- Directed by: Chano Urueta
- Written by: Ernesto Cortázar, Eduardo Galindo
- Starring: Sara Montiel Raúl Martínez
- Cinematography: Ignacio Torres
- Edited by: José W. Bustos
- Music by: Gonzalo Curiel
- Release date: 1954;
- Country: Mexico
- Language: Spanish

= Se solicitan modelos =

Se solicitan modelos ("Models are Sought") is a 1954 Mexican comedy film film directed by Chano Urueta and starring Sara Montiel, Chula Prieto and Domingo Soler.

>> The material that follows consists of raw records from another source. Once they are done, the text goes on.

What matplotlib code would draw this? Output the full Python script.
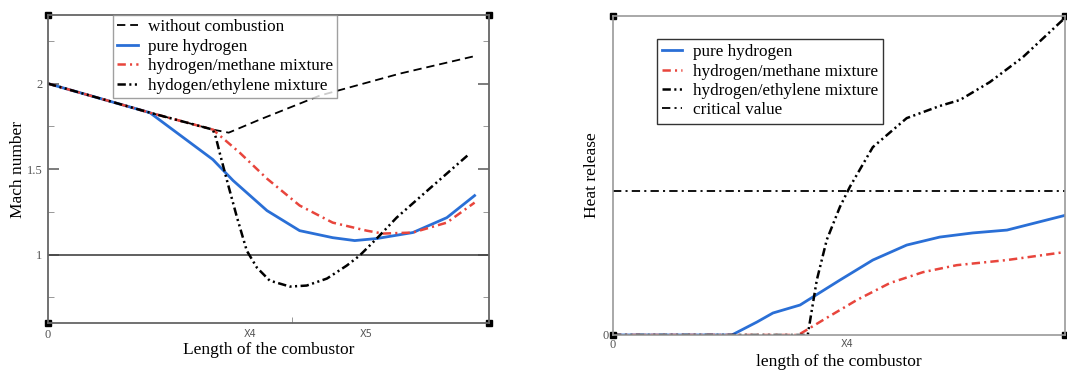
import matplotlib
matplotlib.use("Agg")
import matplotlib.pyplot as plt

plt.rcParams['font.family'] = ['Liberation Serif', 'DejaVu Serif']
plt.rcParams['lines.scale_dashes'] = False

# left panel: Mach number, x normalised to combustor length
nocomb_x = [0.0, 0.231, 0.374, 0.410, 0.481, 0.617, 0.798, 0.964]
nocomb_y = [2.0, 1.830, 1.731, 1.713, 1.790, 1.930, 2.058, 2.158]

h2_x = [0.0, 0.231, 0.374, 0.420, 0.497, 0.571, 0.646, 0.696, 0.746, 0.828, 0.905, 0.968]
h2_y = [2.0, 1.830, 1.556, 1.433, 1.257, 1.140, 1.099, 1.082, 1.094, 1.129, 1.216, 1.345]

ch4_x = [0.0, 0.231, 0.374, 0.435, 0.497, 0.571, 0.646, 0.723, 0.760, 0.828, 0.905, 0.968]
ch4_y = [2.0, 1.830, 1.731, 1.596, 1.444, 1.287, 1.187, 1.140, 1.123, 1.129, 1.187, 1.304]

c2h4_x = [0.0, 0.231, 0.374, 0.381, 0.390, 0.408, 0.429, 0.451, 0.474, 0.503, 0.549,
          0.587, 0.633, 0.678, 0.707, 0.746, 0.791, 0.866, 0.957]
c2h4_y = [2.0, 1.830, 1.731, 1.684, 1.591, 1.415, 1.216, 1.023, 0.924, 0.848, 0.813,
          0.819, 0.860, 0.936, 0.994, 1.094, 1.216, 1.386, 1.591]

sonic = 1.0
x4_left, x5_left, mid_tick = 0.458, 0.721, 0.553

# right panel: heat release (arbitrary units)
q_h2_x = [0.0, 0.263, 0.319, 0.354, 0.414, 0.502, 0.575, 0.650, 0.723, 0.796, 0.872, 1.0]
q_h2_y = [0.0, 0.0, 0.041, 0.069, 0.094, 0.172, 0.235, 0.282, 0.307, 0.320, 0.329, 0.375]

q_ch4_x = [0.0, 0.41, 0.465, 0.540, 0.613, 0.686, 0.761, 0.872, 1.0]
q_ch4_y = [0.0, 0.0, 0.047, 0.110, 0.163, 0.197, 0.219, 0.235, 0.260]

q_c2h4_x = [0.0, 0.431, 0.440, 0.451, 0.473, 0.502, 0.524, 0.575, 0.650, 0.723, 0.768,
            0.834, 0.907, 1.0]
q_c2h4_y = [0.0, 0.0, 0.078, 0.172, 0.298, 0.401, 0.464, 0.589, 0.680, 0.718, 0.737,
            0.793, 0.871, 0.994]

critical = 0.452
x4_right = 0.518

blue = '#2a6fd6'
red = '#e8453c'
dash = (0, (6, 3.5))
dashdot = (0, (6, 3, 1.5, 3))
dashdotdot = (0, (6, 2.5, 1.5, 2.5, 1.5, 2.5))

fig = plt.figure(figsize=(10.67, 3.70), dpi=100)
ax1 = fig.add_axes([0.045, 0.127, 0.413, 0.832])
ax2 = fig.add_axes([0.5745, 0.0946, 0.4235, 0.862])

# ---- left
ax1.axhline(sonic, color='#444444', lw=1.2)
ax1.plot(nocomb_x, nocomb_y, color='k', lw=1.3, linestyle=dash, label='without combustion')
ax1.plot(h2_x, h2_y, color=blue, lw=2.0, label='pure hydrogen')
ax1.plot(ch4_x, ch4_y, color=red, lw=1.8, linestyle=dashdot, label='hydrogen/methane mixture')
ax1.plot(c2h4_x, c2h4_y, color='k', lw=1.8, linestyle=dashdotdot, label='hydogen/ethylene mixture')
ax1.set_xlim(0, 1)
ax1.set_ylim(0.6, 2.4)
ax1.set_yticks([1, 1.5, 2])
ax1.set_yticklabels(['1', '1.5', '2'])
ax1.set_yticks([0.75, 1.25, 1.75, 2.25], minor=True)
ax1.set_xticks([0, x4_left, x5_left])
ax1.set_xticklabels(['0', 'X4', 'X5'])
ax1.set_xticks([mid_tick], minor=True)
ax1.tick_params(axis='y', which='major', direction='in', length=8, width=1.2,
                color='#666666', labelsize=9, labelcolor='#555555', left=True, right=True, pad=4)
ax1.tick_params(axis='y', which='minor', direction='in', length=4, color='#888888',
                left=True, right=True)
ax1.tick_params(axis='x', which='major', length=0, labelsize=9, labelcolor='#555555', pad=4)
ax1.tick_params(axis='x', which='minor', direction='in', length=4, color='#888888')
for lab in ax1.get_xticklabels()[1:]:
    lab.set_family('DejaVu Sans')
    lab.set_fontsize(7)
ax1.set_xlabel('Length of the combustor', fontsize=12.5, labelpad=1)
ax1.set_ylabel('Mach number', fontsize=12.5)
ax1.yaxis.set_label_coords(-0.05, 0.5)
for s in ax1.spines.values():
    s.set_color('#666666')
    s.set_linewidth(1.3)
ax1.plot([0, 1, 0, 1], [0, 0, 1, 1], 's', color='k', ms=4, transform=ax1.transAxes, clip_on=False)
leg1 = ax1.legend(loc='upper left', bbox_to_anchor=(0.147, 1.0), fontsize=12.3, frameon=True,
                  fancybox=False, edgecolor='#888888', handlelength=1.2, handletextpad=0.6,
                  labelspacing=0.2, borderpad=0.25, borderaxespad=0)
leg1.get_frame().set_linewidth(1.0)

# ---- right
ax2.axhline(critical, color='k', lw=1.3, linestyle=dashdot, label='critical value')
ax2.plot(q_h2_x, q_h2_y, color=blue, lw=2.0, label='pure hydrogen')
ax2.plot(q_ch4_x, q_ch4_y, color=red, lw=1.8, linestyle=dashdot, label='hydrogen/methane mixture')
ax2.plot(q_c2h4_x, q_c2h4_y, color='k', lw=1.8, linestyle=dashdotdot, label='hydrogen/ethylene mixture')
ax2.set_xlim(0, 1)
ax2.set_ylim(0, 1)
ax2.set_yticks([0])
ax2.set_yticklabels(['0'])
ax2.set_xticks([0, x4_right])
ax2.set_xticklabels(['0', 'X4'])
ax2.tick_params(axis='both', length=0, labelsize=9, labelcolor='#555555', pad=3)
for lab in ax2.get_xticklabels()[1:]:
    lab.set_family('DejaVu Sans')
    lab.set_fontsize(7)
ax2.set_xlabel('length of the combustor', fontsize=12.5, labelpad=2)
ax2.set_ylabel('Heat release', fontsize=12.5)
ax2.yaxis.set_label_coords(-0.029, 0.5)
for s in ax2.spines.values():
    s.set_color('#999999')
    s.set_linewidth(1.2)
ax2.plot([0, 1, 0, 1], [0, 0, 1, 1], 's', color='k', ms=4, transform=ax2.transAxes, clip_on=False)
handles, labels = ax2.get_legend_handles_labels()
order = [1, 2, 3, 0]
leg2 = ax2.legend([handles[i] for i in order], [labels[i] for i in order],
                  loc='upper left', bbox_to_anchor=(0.097, 0.928), fontsize=12.3, frameon=True,
                  fancybox=False, edgecolor='k', handlelength=1.2, handletextpad=0.6,
                  labelspacing=0.2, borderpad=0.3, borderaxespad=0)
leg2.get_frame().set_linewidth(1.0)

fig.savefig('out.png', dpi=100)
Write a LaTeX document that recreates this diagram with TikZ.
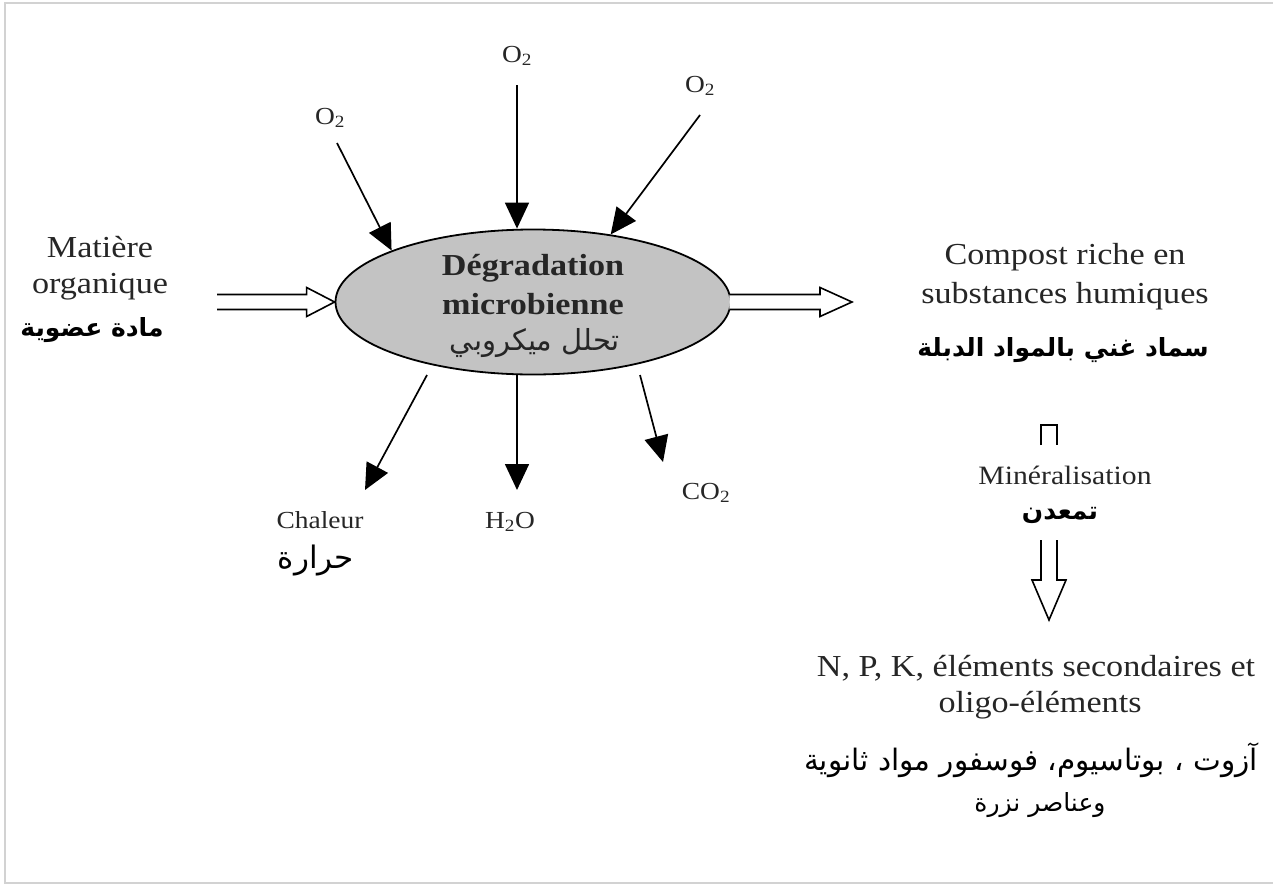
\documentclass[tikz,border=0pt]{standalone}
\usepackage{fontspec}
\setmainfont{Liberation Serif}[FakeStretch=1.12]
\newfontfamily\arabicfont[Script=Arabic]{DejaVu Sans}
\newfontfamily\arabicfontb[Script=Arabic]{DejaVu Sans Bold}
\TeXXeTstate=1
\usetikzlibrary{arrows.meta,shapes.geometric,calc}
\newcommand{\rtl}[1]{\beginR #1\endR}
\begin{document}
\begin{tikzpicture}[x=1pt,y=-1pt,
  lbl/.style={inner sep=0pt, text=black!85, font=\fontsize{30.5}{36}\selectfont},
  sm/.style={inner sep=0pt, text=black!85, font=\fontsize{24.5}{28}\selectfont},
  ar/.style={inner sep=0pt, text=black, font=\arabicfont\fontsize{25}{30}\selectfont},
  arb/.style={inner sep=0pt, text=black, font=\arabicfontb\fontsize{25}{30}\selectfont},
  arr/.style={line width=1.7pt, -{Triangle[length=26pt,width=24pt]}},
  hollow/.style={line width=1.6pt, fill=white, line join=miter}]
\useasboundingbox (0,0) rectangle (1273,886);
\draw[gray!35, line width=2pt] (1273,3) -- (5,3) -- (5,883) -- (1273,883);

% central ellipse
\node[ellipse, draw, line width=1.8pt, fill=gray!47, minimum width=395pt, minimum height=145pt, inner sep=0pt] (deg) at (533,302) {};
\node[lbl, font=\bfseries\fontsize{30.5}{36}\selectfont] (d1) at (533,268) {Dégradation};
\node[lbl, font=\bfseries\fontsize{30.5}{36}\selectfont] (d2) at (533,304) {microbienne};
\node[ar, text=black!85, font=\arabicfont\fontsize{29}{34}\selectfont] (d3) at (535,343) {\rtl{تحلل ميكروبي}};

% left input
\node[lbl] (m1) at (100,247) {Matière};
\node[lbl] (m2) at (100,287) {organique};
\node[arb] (m3) at (92,330) {\rtl{مادة عضوية}};
\coordinate (inL) at (217,302);
\draw[hollow] ($(inL)+(0,-7.5)$) -- ($(deg.west)+(-28,-7.5)$) -- ($(deg.west)+(-28,-14.5)$) -- (deg.west)
  -- ($(deg.west)+(-28,14.5)$) -- ($(deg.west)+(-28,7.5)$) -- ($(inL)+(0,7.5)$);

% right output
\coordinate (outR) at (852,302);
\draw[hollow] ($(deg.east)+(-2,-7.5)$) -- ($(outR)+(-32,-7.5)$) -- ($(outR)+(-32,-14.5)$) -- (outR)
  -- ($(outR)+(-32,14.5)$) -- ($(outR)+(-32,7.5)$) -- ($(deg.east)+(-2,7.5)$);
\node[lbl] (c1) at (1065,257) {Compost riche en};
\node[lbl] (c2) at (1065,296) {substances humiques};
\node[arb] (c3) at (1063,350) {\rtl{سماد غني بالمواد الدبلة}};

% O2 inputs
\node[sm] (o1) at (330,118) {O\textsubscript{2}};
\node[sm] (o2) at (517,56) {O\textsubscript{2}};
\node[sm] (o3) at (700,86) {O\textsubscript{2}};
\coordinate (o1s) at (337,143);
\coordinate (o2s) at (517,85);
\coordinate (o3s) at (700,115);
\draw[arr] (o1s) -- (deg.160);
\draw[arr] (o2s) -- (o2s |- deg.north);
\draw[arr] (o3s) -- (deg.41);

% outputs below
\coordinate (hs) at (427,375);
\coordinate (ws) at (517,375);
\coordinate (cs) at (640,375);
\coordinate (he) at (365,490);
\coordinate (we) at (517,490);
\coordinate (ce) at (663,462);
\draw[arr] (hs) -- (he);
\draw[arr] (ws) -- (we);
\draw[arr] (cs) -- (ce);
\node[sm] (ch) at (320,520) {Chaleur};
\node[ar, font=\arabicfont\fontsize{31}{36}\selectfont] (ch2) at (316,560) {\rtl{حرارة}};
\node[sm] (h2o) at (510,522) {H\textsubscript{2}O};
\node[sm] (co2) at (706,493) {CO\textsubscript{2}};

% mineralisation
\draw[line width=1.5pt] (1041,445) -- (1041,425) -- (1057,425) -- (1057,445);
\node[sm, font=\fontsize{26.5}{30}\selectfont] (min1) at (1065,475) {Minéralisation};
\node[arb] (min2) at (1060,515) {\rtl{تمعدن}};
\coordinate (ds) at (1049,540);
\coordinate (de) at (1049,620);
\draw[hollow] ($(ds)+(-8,0)$) -- ($(de)+(-8,-40)$) -- ($(de)+(-17,-40)$) -- (de)
  -- ($(de)+(17,-40)$) -- ($(de)+(8,-40)$) -- ($(ds)+(8,0)$);

% final products
\node[lbl] (n1) at (1036,668) {N, P, K, éléments secondaires et};
\node[lbl] (n2) at (1040,705) {oligo-éléments};
\node[ar, font=\arabicfont\fontsize{29.5}{34}\selectfont] (n3) at (1031,760) {\rtl{آزوت ، بوتاسيوم، فوسفور مواد ثانوية}};
\node[ar, font=\arabicfont\fontsize{25}{30}\selectfont] (n4) at (1040,805) {\rtl{وعناصر نزرة}};
\end{tikzpicture}
\end{document}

It was one of the last films Montiel made in Mexico before being called by Hollywood; after a brief spell in the United States, she would focus her film career on her native Spain.

==Plot==
A clothing store is about to go bankrupt because of its conservative way of modeling the dresses, so they hire new models.

==Cast==
- Sara Montiel - Rosina
- Raúl Martínez - Raúl
- Chula Prieto - Reyna
- Domingo Soler - Don Lázaro
- Antonio Espino «Clavillazo» - Facundo
- Amparo Arozamena - Laura
- Maruja Grifell - Dueña escuela modelos
- Eufrosina García - Señora Silvanito
- Carlota Solares - Doña Luisa
- Beatriz Saavedra - Amiga de Reyna
- León Barroso

==Reception==
R. Hernandez-Rodriguez in Splendors of Latin Cinema listed the film among films of the era that were "more entertaining, but definitely less preocupied with contemporary issues" that their contemporaries.